When Nothing But the Truth showed at Ebertfest this weekend, it was, by my estimation, the most divisive film on the slate. After every other film that played the fest, audiences — whether they’d completely enjoyed a given film or not — were still buzzing positively about the experience of seeing it. After Nothing But the Truth, though, folks who saw it could be heard arguing about it, in the wash room and outside the theater. A lot of people didn’t like it — or at least, they didn’t agree with Rachel’s choice to go to jail at the expense of her family to protect her source. Some of them didn’t seem to like the reveal at the end, where the truth about Rachel’s source, and why she was willing to sacrifice so much to protect that source, is shown. So perhaps not everyone who saw the film at Ebertfest liked it, but when a film inspires that much discussion and dissent, well, I think it’s done something right.
Nothing But the Truth is a remarkable film. Lurie’s direction is taut and assured, the pacing is tense, and most of all, the performances by Kate Beckinsale and Vera Farmiga are extraordinary. What a rare thing it is for any Hollywood film to offer not just one, but two such strong female roles, roles that rely not on the sexiness of the actress, or revealing her cleavage, or showing how men react to her presence or how her life and choices are determined by her relationship with a man, but purely on the strength and intelligence of the characters.

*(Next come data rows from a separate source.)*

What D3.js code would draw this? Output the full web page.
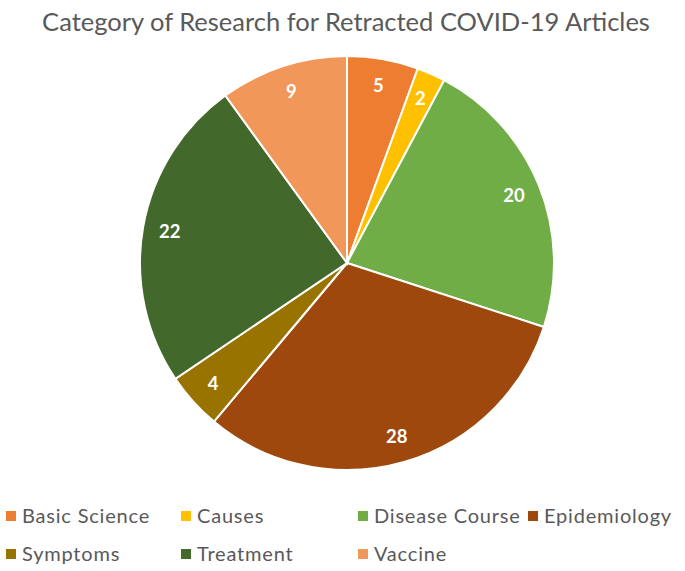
<!DOCTYPE html>
<html>
<head>
<meta charset="utf-8">
<script src="https://cdn.jsdelivr.net/npm/d3@7"></script>
<style>
  body { margin: 0; background: #fff; }
  svg { display: block; font-family: "Lato", "Open Sans", sans-serif; }
</style>
</head>
<body>
<div id="chart"></div>
<script>
// Data
var categories = ["Basic Science", "Causes", "Disease Course", "Epidemiology", "Symptoms", "Treatment", "Vaccine"];
var counts = [5, 2, 20, 28, 4, 22, 9];
var colors = ["#ED7D31", "#FFC000", "#70AD47", "#9E480E", "#997300", "#43682B", "#F1975A"];

var width = 685, height = 571;
var cx = 347, cy = 263, radius = 207;

var svg = d3.select("#chart")
  .append("svg")
  .attr("width", width)
  .attr("height", height);

// Title
svg.append("text")
  .attr("x", 346)
  .attr("y", 31)
  .attr("text-anchor", "middle")
  .attr("fill", "#595959")
  .style("font-size", "25.5px")
  .text("Category of Research for Retracted COVID-19 Articles");

var data = categories.map(function(c, i) {
  return { name: c, value: counts[i], color: colors[i] };
});

var pie = d3.pie()
  .sort(null)
  .value(function(d) { return d.value; });

var arc = d3.arc()
  .innerRadius(0)
  .outerRadius(radius);

var labelArc = d3.arc()
  .innerRadius(radius * 0.87)
  .outerRadius(radius * 0.87);

var g = svg.append("g")
  .attr("transform", "translate(" + cx + "," + cy + ")");

var slices = g.selectAll("g.slice")
  .data(pie(data))
  .enter()
  .append("g")
  .attr("class", "slice");

slices.append("path")
  .attr("d", arc)
  .attr("fill", function(d) { return d.data.color; })
  .attr("stroke", "#fff")
  .attr("stroke-width", 2);

slices.append("text")
  .attr("transform", function(d) { return "translate(" + labelArc.centroid(d) + ")"; })
  .attr("text-anchor", "middle")
  .attr("dy", "0.35em")
  .attr("fill", "#fff")
  .style("font-size", "18.5px")
  .style("font-weight", "bold")
  .text(function(d) { return d.data.value; });

// Legend
var legendPos = [[6, 516], [181, 516], [358, 516], [528, 516], [6, 554], [181, 554], [358, 554]];

var legend = svg.selectAll("g.legend")
  .data(data)
  .enter()
  .append("g")
  .attr("class", "legend")
  .attr("transform", function(d, i) { return "translate(" + legendPos[i][0] + "," + legendPos[i][1] + ")"; });

legend.append("rect")
  .attr("x", 0)
  .attr("y", -5)
  .attr("width", 10)
  .attr("height", 10)
  .attr("fill", function(d) { return d.color; });

legend.append("text")
  .attr("x", 16)
  .attr("dy", "0.35em")
  .attr("fill", "#595959")
  .style("font-size", "20px")
  .style("letter-spacing", "0.8px")
  .text(function(d) { return d.name; });
</script>
</body>
</html>
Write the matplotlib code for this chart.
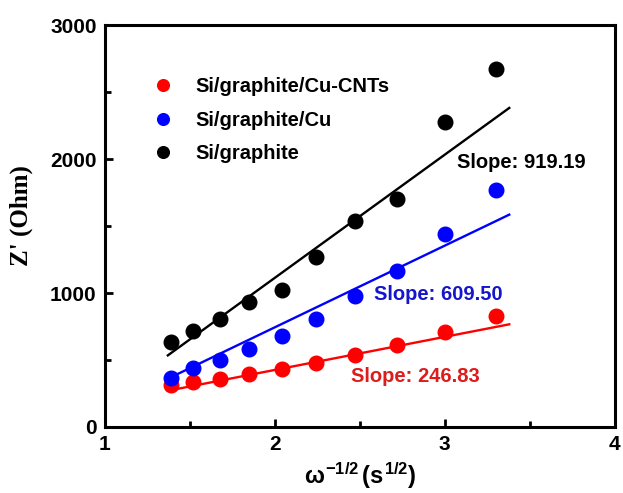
import matplotlib
matplotlib.use("Agg")
import matplotlib.pyplot as plt
import numpy as np
from matplotlib.ticker import MultipleLocator

# ---- data ----
x_vals = [1.39, 1.52, 1.68, 1.85, 2.04, 2.24, 2.47, 2.72, 3.00, 3.30]
y_cnt = [315, 339, 357, 395, 434, 477, 539, 614, 706, 831]
y_cu = [369, 437, 500, 582, 676, 809, 976, 1163, 1438, 1770]
y_gr = [637, 719, 809, 936, 1019, 1266, 1538, 1700, 2275, 2674]
labels = ["Si/graphite/Cu-CNTs", "Si/graphite/Cu", "Si/graphite"]
slopes = [246.83, 609.50, 919.19]
intercepts = [-68, -475, -725]
fit_range = [1.37, 3.38]
slope_text = ["Slope: 246.83", "Slope: 609.50", "Slope: 919.19"]
text_pos = [(2.45, 375), (2.585, 989), (3.075, 1978)]

colors = ["#ff0000", "#0000ff", "#000000"]
text_colors = ["#dd1c1c", "#1515cc", "#000000"]

plt.rcParams['font.family'] = ['Liberation Sans', 'DejaVu Sans']
plt.rcParams['font.weight'] = 'bold'
plt.rcParams['mathtext.fontset'] = 'custom'
plt.rcParams['mathtext.rm'] = 'Liberation Sans:bold'
plt.rcParams['mathtext.bf'] = 'Liberation Sans:bold'
plt.rcParams['mathtext.it'] = 'Liberation Sans:bold'

fig = plt.figure(figsize=(6.23, 4.93), dpi=100)
ax = fig.add_axes([0.1685, 0.134, 0.818, 0.815])

series = [y_cnt, y_cu, y_gr]
for ys, lab, c, s, b in zip(series, labels, colors, slopes, intercepts):
    ax.plot(x_vals, ys, 'o', color=c, markersize=10.5, label=lab, linestyle='none')
    xf = np.array(fit_range)
    ax.plot(xf, s * xf + b, '-', color=c, linewidth=1.7)

for t, (tx, ty), c in zip(slope_text, text_pos, text_colors):
    ax.text(tx, ty, t, color=c, fontsize=14.5, fontweight='bold', va='center', ha='left')

ax.set_xlim(1, 4)
ax.set_ylim(0, 3000)
ax.xaxis.set_major_locator(MultipleLocator(1))
ax.xaxis.set_minor_locator(MultipleLocator(0.5))
ax.yaxis.set_major_locator(MultipleLocator(1000))
ax.yaxis.set_minor_locator(MultipleLocator(500))
ax.tick_params(which='both', direction='in', width=2, top=False, right=False, labelsize=15, pad=6)
ax.tick_params(which='major', length=6)
ax.tick_params(which='minor', length=4)
for sp in ax.spines.values():
    sp.set_linewidth(2.2)
for lbl in ax.get_xticklabels() + ax.get_yticklabels():
    lbl.set_fontweight('bold')

ax.set_xlabel(r'$\omega^{-1/2}\,(s^{1/2})$', fontsize=17, labelpad=4)
ax.set_ylabel("Z' (Ohm)", fontsize=18, fontweight='bold', family='Liberation Serif')
ax.yaxis.set_label_coords(-0.142, 0.527)

leg = ax.legend(loc='upper left', bbox_to_anchor=(0.058, 0.915), frameon=False,
                fontsize=14.5, handletextpad=1.1, labelspacing=0.72, markerscale=0.8,
                handlelength=1.0)
for t in leg.get_texts():
    t.set_fontweight('bold')

fig.savefig("out.png", dpi=100)
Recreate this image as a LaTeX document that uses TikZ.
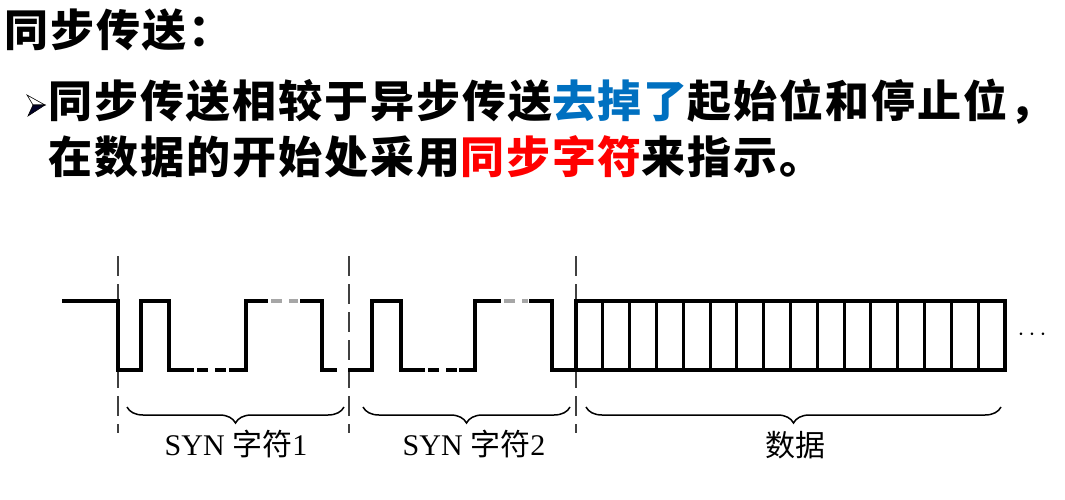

Beckinsale and Farmiga are fierce in their opposition to each other, but heartbreakingly human in the way in which they spar with each other. Van Doren’s life has been unraveled by Armstrong revealing her to be a CIA operative, and when it comes down to it, even her CIA bosses accuse her of revealing herself and destroying her own life; Armstrong’s life has been unraveled by her decision to write the story and by the consequences of that choice, which she couldn’t have imagined at the time she took the information she had and began to dig into the truth around the revelation of Van Doren’s secret.
It’s an intricate, fascinating story, made more interesting because of the way these two strong, female characters are drawn. There’s a complexity to the story that Lurie nails, and although you might start to suspect why Rachel is willing to go through all she does and make the sacrifices she makes to protect her source, the moment at the end pierces you, and makes you question all the assumptions you’ve made about her up to that point. And I should note that Beckinsale and Farmiga are backed up in their roles by some equally strong performances by the other performers who bolster the story, especially Alan Alda as Rachel’s attorney, Matt Dillon as the fiesty young special prosecutor who locks horns with her in a battle of wills and power, and Angela Bassett as Rachel’s editor.
It’s a shame that Nothing But the Truth lost its Oscar legs. Both Beckinsale and Farmiga, all due respect to Best Actress winner Kate Winslet, deserved to be in the running, and both their performances are more raw, honest and powerful than Winslet’s performance in The Reader that won her Oscar gold.
You probably didn’t get a chance to see Nothing But the Truth in theaters, but you have a chance to see it now that it’s out on DVD. I have to agree with Roger Ebert that it’s one of the most overlooked films of last year; perhaps it will get some new life and attention in its DVD release, because this film needs to be seen — for its underlying political message, yes, but equally so for the strength of the writing, the direction, and most of all the performances by Beckinsale and Farmiga. Roles this good for women just don’t come along that often, and Beckinsale and Farmiga deserve attention, and accolades, for the passion and fire with which they bring those characters to life. Put Nothing But the Truth at the top of your DVD rental list, and check it out for yourself. You might not agree with everything Lurie has to say in this film, but you can’t argue with the power of how he brings his tale to life.